Influence of Annealing on Mechanical αc‐Relaxation of Isotactic Polypropylene: A Study from the Intermediate Phase Perspective

The influence of annealing on mechanical α_c‐relaxation of isotactic polypropylene (i PP) is investigated. In the sample without annealing, polymer chains in the intermediate phase are constrained by crystallites with a broad size distribution, leading to one α_c‐relaxation peak with activation energy (E _a) of 53.39 kJ mol⁻¹. With an annealing temperature between 60 and 105 °C imperfect lamellae melting releases a part of the constraining force. Consequently, two α_c‐relaxation peaks can be observed (α_c1‐ and α_c2‐relaxation in the order of increasing temperature). Both relaxation peaks shift to higher temperatures as annealing temperature increases. E _a of α_c1‐relaxation decreases from 38.43 to 35.55 kJ mol⁻¹ as the intermediate phase thickness increases from 2.0 to 2.2 nm.
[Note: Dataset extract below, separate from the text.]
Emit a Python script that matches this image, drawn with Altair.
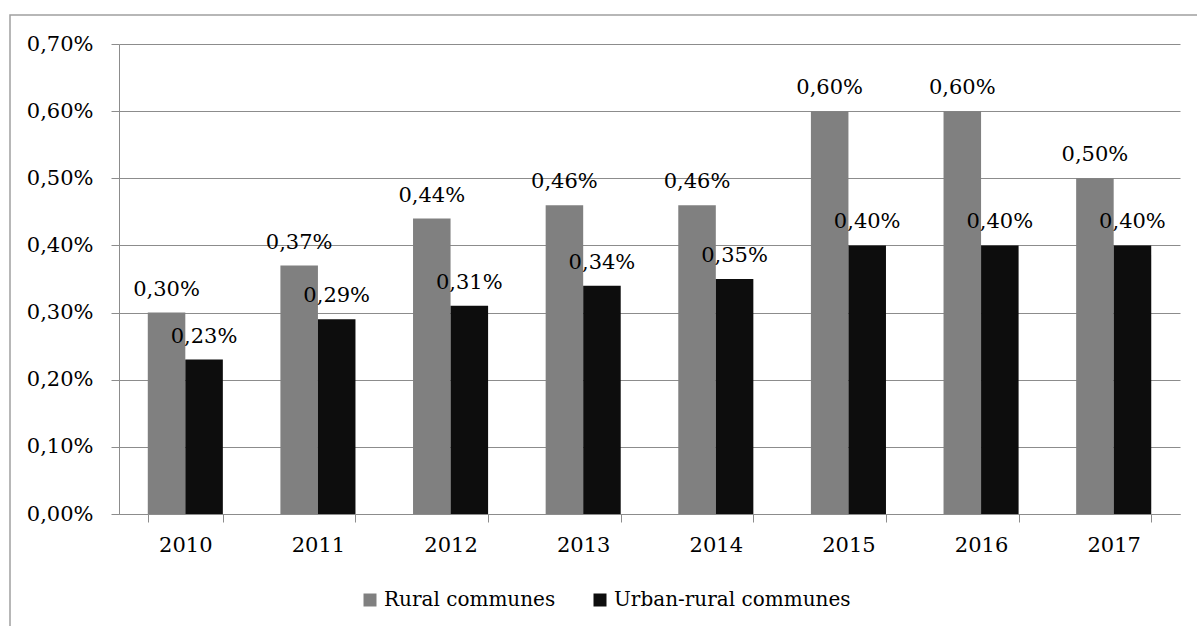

With an annealing temperature higher than 105 °C, a new crystalline phase is formed, which enhances the constraining force on the polymer chains. So the α_c1‐relaxation peak is broadened and its position shifts to a higher temperature. Moreover, the polymer chains between the initial and the newly formed crystalline phase are strongly confined. Therefore, the α_c2‐relaxation is undetectable. E _a of α_c1‐relaxation decreases from 23.58 to 13.68 kJ mol⁻¹ as the intermediate phase thickness increases from 2.3 to 3.0 nm.